** BEGIN **

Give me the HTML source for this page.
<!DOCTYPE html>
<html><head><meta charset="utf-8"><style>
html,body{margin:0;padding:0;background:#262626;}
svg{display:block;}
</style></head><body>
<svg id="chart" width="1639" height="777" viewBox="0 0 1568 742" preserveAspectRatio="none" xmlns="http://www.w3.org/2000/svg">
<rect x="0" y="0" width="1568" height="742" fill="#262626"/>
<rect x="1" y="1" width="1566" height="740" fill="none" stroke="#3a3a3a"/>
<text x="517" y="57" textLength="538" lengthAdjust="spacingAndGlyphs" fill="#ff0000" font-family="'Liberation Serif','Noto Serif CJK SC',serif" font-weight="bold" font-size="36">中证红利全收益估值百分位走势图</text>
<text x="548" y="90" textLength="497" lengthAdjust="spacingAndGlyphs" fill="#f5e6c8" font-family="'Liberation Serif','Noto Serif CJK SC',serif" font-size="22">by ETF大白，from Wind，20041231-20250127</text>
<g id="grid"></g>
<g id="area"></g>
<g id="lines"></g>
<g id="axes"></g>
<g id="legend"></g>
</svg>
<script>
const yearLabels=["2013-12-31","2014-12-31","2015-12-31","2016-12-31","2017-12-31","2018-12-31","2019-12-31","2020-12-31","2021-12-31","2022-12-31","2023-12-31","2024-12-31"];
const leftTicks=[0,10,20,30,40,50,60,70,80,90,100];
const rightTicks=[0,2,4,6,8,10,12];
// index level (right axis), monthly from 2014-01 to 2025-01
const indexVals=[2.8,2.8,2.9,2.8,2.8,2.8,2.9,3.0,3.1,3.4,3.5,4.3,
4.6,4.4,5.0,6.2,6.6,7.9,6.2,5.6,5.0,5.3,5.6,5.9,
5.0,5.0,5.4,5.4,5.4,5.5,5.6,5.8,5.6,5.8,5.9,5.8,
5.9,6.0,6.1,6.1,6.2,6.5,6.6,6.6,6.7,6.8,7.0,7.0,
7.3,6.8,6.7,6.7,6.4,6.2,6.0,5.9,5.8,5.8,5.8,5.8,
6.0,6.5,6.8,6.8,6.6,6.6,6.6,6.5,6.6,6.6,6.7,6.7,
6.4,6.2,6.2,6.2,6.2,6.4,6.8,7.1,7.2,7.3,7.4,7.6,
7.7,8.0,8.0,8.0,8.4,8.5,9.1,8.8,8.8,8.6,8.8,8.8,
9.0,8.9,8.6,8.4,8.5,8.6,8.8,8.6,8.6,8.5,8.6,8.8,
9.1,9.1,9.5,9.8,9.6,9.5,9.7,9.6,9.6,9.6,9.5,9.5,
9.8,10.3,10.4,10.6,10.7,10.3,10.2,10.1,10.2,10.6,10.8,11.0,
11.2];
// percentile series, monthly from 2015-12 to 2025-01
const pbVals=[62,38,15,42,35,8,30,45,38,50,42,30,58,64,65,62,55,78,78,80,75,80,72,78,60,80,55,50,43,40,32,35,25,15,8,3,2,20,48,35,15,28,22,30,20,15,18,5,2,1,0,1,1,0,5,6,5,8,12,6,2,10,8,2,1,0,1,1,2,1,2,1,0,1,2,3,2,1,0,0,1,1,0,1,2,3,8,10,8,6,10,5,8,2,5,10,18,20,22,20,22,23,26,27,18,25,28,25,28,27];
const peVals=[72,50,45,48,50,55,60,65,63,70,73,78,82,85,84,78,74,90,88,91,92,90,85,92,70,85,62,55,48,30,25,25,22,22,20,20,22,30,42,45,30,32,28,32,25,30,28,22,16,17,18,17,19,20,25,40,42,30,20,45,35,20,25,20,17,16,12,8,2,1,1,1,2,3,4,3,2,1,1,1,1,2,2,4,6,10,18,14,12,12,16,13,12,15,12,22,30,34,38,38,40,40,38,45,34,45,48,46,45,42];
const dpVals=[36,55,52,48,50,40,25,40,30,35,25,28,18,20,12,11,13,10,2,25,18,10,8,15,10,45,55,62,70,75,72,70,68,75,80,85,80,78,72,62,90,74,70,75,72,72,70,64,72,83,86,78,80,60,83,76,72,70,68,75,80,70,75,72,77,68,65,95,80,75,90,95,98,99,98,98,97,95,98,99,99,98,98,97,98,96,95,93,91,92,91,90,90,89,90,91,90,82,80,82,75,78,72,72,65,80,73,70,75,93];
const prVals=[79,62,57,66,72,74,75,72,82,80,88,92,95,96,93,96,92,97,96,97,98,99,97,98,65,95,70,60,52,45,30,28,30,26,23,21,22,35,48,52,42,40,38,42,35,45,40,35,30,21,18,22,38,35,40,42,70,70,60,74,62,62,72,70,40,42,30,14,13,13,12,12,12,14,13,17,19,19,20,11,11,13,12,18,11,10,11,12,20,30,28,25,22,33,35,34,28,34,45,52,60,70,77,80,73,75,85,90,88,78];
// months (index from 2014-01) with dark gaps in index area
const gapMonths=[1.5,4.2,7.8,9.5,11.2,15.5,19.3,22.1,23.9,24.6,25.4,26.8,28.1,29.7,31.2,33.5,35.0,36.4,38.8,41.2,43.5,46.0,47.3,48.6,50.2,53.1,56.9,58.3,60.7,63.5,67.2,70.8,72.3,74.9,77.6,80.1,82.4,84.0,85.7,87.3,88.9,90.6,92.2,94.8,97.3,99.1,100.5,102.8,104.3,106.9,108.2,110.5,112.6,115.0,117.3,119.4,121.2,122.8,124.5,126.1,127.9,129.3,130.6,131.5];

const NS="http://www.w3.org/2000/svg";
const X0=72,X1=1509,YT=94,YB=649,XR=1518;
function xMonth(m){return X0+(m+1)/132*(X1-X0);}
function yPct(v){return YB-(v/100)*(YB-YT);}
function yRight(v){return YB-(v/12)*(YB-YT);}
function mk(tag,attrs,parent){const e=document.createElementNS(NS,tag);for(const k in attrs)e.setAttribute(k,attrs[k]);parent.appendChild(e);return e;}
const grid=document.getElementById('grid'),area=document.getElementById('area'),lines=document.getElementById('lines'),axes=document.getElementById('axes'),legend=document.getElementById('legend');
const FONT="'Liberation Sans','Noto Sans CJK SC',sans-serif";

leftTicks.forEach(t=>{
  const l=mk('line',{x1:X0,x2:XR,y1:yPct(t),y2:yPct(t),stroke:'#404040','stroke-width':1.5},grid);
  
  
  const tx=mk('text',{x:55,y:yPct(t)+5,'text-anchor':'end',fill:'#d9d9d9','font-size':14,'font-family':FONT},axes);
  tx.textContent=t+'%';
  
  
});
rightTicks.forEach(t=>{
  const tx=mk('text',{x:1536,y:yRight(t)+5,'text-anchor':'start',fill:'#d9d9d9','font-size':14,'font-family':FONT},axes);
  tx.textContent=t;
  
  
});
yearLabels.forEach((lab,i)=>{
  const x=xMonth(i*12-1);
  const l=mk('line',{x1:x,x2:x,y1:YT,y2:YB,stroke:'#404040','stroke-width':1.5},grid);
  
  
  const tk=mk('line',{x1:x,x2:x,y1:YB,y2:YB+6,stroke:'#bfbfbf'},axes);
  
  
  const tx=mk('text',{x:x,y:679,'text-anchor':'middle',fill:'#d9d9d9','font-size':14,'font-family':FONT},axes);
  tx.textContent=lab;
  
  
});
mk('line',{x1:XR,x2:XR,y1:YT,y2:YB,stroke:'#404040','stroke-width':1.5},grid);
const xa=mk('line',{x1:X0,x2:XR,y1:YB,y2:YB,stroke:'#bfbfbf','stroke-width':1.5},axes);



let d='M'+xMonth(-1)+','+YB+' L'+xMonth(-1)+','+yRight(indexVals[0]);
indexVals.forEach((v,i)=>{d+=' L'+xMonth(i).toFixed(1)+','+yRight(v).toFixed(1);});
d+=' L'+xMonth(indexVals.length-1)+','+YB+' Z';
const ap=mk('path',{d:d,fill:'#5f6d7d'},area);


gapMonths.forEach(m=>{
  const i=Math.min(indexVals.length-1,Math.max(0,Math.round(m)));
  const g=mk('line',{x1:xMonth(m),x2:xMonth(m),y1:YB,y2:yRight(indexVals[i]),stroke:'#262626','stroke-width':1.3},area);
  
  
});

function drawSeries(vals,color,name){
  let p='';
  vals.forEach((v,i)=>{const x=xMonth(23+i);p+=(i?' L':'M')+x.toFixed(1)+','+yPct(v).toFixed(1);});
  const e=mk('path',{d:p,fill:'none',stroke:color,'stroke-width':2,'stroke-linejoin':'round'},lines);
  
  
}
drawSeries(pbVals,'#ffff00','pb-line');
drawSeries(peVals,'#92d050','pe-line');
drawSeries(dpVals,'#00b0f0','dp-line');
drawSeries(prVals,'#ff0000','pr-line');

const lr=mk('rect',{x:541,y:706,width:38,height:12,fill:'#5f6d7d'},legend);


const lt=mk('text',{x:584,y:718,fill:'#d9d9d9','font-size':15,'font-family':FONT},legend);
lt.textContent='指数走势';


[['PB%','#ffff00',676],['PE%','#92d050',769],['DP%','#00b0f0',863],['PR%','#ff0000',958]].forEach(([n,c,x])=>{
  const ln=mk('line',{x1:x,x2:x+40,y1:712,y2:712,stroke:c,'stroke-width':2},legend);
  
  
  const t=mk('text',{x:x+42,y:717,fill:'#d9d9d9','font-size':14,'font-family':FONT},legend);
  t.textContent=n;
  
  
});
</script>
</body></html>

** END **
** BEGIN **

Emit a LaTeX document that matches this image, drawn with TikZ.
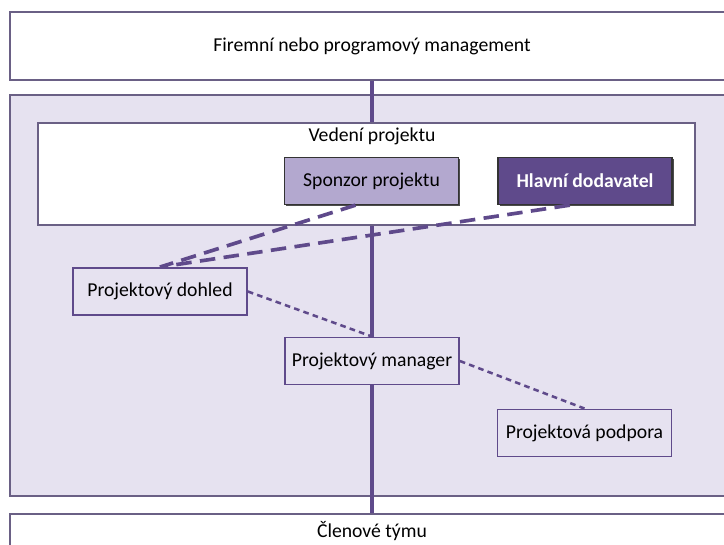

** END **
** BEGIN **

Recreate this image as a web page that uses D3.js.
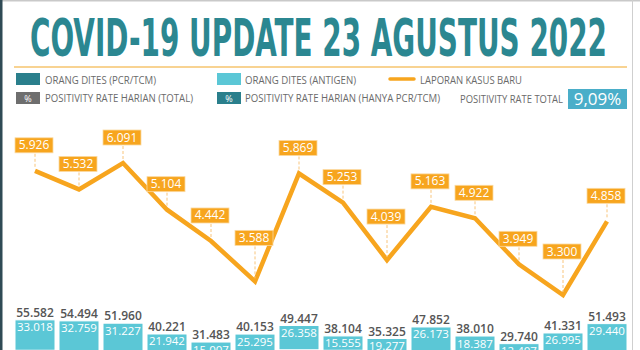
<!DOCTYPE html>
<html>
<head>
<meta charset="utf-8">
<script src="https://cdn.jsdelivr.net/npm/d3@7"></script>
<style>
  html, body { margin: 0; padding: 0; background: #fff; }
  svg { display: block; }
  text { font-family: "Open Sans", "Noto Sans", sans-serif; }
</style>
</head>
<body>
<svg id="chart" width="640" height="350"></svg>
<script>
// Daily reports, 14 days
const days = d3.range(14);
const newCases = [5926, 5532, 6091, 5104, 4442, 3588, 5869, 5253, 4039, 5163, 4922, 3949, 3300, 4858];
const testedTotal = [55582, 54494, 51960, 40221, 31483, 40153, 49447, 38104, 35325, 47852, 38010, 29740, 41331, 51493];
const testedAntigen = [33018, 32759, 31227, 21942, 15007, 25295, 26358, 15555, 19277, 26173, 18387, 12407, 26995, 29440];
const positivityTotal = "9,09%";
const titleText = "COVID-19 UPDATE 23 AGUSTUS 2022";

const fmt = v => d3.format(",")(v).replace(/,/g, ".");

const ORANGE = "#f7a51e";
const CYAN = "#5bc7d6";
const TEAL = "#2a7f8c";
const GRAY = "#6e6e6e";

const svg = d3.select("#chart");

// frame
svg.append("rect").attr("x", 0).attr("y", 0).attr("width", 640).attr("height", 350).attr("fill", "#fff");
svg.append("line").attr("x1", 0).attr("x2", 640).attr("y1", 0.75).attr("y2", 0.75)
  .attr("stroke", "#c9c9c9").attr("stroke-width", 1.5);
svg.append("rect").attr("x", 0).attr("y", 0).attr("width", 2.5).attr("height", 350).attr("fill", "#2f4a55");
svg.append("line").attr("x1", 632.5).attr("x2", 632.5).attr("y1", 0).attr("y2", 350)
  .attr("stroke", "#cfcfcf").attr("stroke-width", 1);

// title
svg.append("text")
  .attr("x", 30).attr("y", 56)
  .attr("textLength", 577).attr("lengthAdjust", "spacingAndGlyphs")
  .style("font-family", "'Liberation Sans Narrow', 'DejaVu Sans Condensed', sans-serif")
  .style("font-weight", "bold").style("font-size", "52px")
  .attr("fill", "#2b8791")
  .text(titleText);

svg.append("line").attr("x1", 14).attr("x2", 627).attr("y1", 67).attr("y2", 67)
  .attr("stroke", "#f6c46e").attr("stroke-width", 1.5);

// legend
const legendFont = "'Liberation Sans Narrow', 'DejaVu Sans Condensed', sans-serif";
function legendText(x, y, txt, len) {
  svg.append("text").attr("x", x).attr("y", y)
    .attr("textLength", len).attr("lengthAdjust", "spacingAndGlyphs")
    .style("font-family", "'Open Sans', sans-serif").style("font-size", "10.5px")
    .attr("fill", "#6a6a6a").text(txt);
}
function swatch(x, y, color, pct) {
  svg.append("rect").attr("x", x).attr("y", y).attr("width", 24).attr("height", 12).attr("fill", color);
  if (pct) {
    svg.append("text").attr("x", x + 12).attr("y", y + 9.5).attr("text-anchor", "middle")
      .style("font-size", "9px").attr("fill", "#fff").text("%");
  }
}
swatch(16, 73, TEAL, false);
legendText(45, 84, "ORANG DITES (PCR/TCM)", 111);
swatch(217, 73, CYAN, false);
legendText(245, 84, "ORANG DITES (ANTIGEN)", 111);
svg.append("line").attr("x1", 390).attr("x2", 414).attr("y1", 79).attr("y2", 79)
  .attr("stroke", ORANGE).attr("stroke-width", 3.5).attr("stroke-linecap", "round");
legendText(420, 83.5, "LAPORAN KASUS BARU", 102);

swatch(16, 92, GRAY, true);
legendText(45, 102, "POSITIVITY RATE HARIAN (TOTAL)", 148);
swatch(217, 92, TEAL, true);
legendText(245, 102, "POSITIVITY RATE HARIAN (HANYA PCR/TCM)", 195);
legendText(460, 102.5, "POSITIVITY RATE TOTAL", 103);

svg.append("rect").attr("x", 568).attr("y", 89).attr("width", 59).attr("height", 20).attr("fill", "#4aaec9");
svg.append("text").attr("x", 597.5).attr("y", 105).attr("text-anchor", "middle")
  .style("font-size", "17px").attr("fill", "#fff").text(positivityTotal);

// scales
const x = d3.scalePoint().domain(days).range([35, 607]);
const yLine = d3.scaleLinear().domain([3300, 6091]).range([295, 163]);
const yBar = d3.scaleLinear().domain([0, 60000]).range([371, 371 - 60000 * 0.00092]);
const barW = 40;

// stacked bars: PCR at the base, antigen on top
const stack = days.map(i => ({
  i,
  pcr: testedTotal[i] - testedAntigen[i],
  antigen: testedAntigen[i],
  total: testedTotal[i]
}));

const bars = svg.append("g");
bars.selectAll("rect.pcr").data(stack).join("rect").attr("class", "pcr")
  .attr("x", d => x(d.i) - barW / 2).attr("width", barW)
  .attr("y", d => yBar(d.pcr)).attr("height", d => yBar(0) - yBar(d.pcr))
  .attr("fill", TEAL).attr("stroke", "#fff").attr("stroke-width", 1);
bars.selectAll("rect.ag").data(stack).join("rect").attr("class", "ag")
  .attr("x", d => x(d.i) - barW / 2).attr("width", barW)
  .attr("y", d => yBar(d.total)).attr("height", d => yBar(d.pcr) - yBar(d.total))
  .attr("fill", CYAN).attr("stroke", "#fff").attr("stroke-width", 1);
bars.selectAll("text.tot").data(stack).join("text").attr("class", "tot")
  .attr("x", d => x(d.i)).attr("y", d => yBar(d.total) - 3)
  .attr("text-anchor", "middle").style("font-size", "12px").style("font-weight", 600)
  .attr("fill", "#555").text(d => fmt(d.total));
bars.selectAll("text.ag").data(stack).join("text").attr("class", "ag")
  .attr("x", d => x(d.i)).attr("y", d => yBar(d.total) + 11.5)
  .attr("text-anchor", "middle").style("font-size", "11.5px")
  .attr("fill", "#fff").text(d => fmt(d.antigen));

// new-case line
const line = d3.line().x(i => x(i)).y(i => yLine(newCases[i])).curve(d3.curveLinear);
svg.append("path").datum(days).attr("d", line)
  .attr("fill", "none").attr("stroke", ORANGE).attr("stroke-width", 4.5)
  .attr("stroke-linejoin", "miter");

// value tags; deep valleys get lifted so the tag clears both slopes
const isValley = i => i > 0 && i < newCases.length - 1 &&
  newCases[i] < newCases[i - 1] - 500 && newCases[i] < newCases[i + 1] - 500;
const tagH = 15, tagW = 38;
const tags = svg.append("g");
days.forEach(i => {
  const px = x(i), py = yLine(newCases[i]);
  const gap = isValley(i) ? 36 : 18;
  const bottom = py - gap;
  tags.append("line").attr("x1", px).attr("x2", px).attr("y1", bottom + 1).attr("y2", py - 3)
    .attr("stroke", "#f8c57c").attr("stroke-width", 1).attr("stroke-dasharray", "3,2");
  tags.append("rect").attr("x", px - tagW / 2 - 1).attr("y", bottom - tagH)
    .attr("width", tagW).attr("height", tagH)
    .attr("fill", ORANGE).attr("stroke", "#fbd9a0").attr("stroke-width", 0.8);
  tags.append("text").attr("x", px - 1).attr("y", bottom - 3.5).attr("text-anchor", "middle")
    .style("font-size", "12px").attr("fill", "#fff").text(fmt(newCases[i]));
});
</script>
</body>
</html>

** END **

● Instruction
Only the lines from the one with "Recreate this image" through the one with "UPDATE 23 AGUSTUS", both included, go in the copy, exactly as written. Leave the pictures behind.

● Output for this task
Recreate this image as a web page that uses D3.js.
<!DOCTYPE html>
<html>
<head>
<meta charset="utf-8">
<script src="https://cdn.jsdelivr.net/npm/d3@7"></script>
<style>
  html, body { margin: 0; padding: 0; background: #fff; }
  svg { display: block; }
  text { font-family: "Open Sans", "Noto Sans", sans-serif; }
</style>
</head>
<body>
<svg id="chart" width="640" height="350"></svg>
<script>
// Daily reports, 14 days
const days = d3.range(14);
const newCases = [5926, 5532, 6091, 5104, 4442, 3588, 5869, 5253, 4039, 5163, 4922, 3949, 3300, 4858];
const testedTotal = [55582, 54494, 51960, 40221, 31483, 40153, 49447, 38104, 35325, 47852, 38010, 29740, 41331, 51493];
const testedAntigen = [33018, 32759, 31227, 21942, 15007, 25295, 26358, 15555, 19277, 26173, 18387, 12407, 26995, 29440];
const positivityTotal = "9,09%";
const titleText = "COVID-19 UPDATE 23 AGUSTUS 2022";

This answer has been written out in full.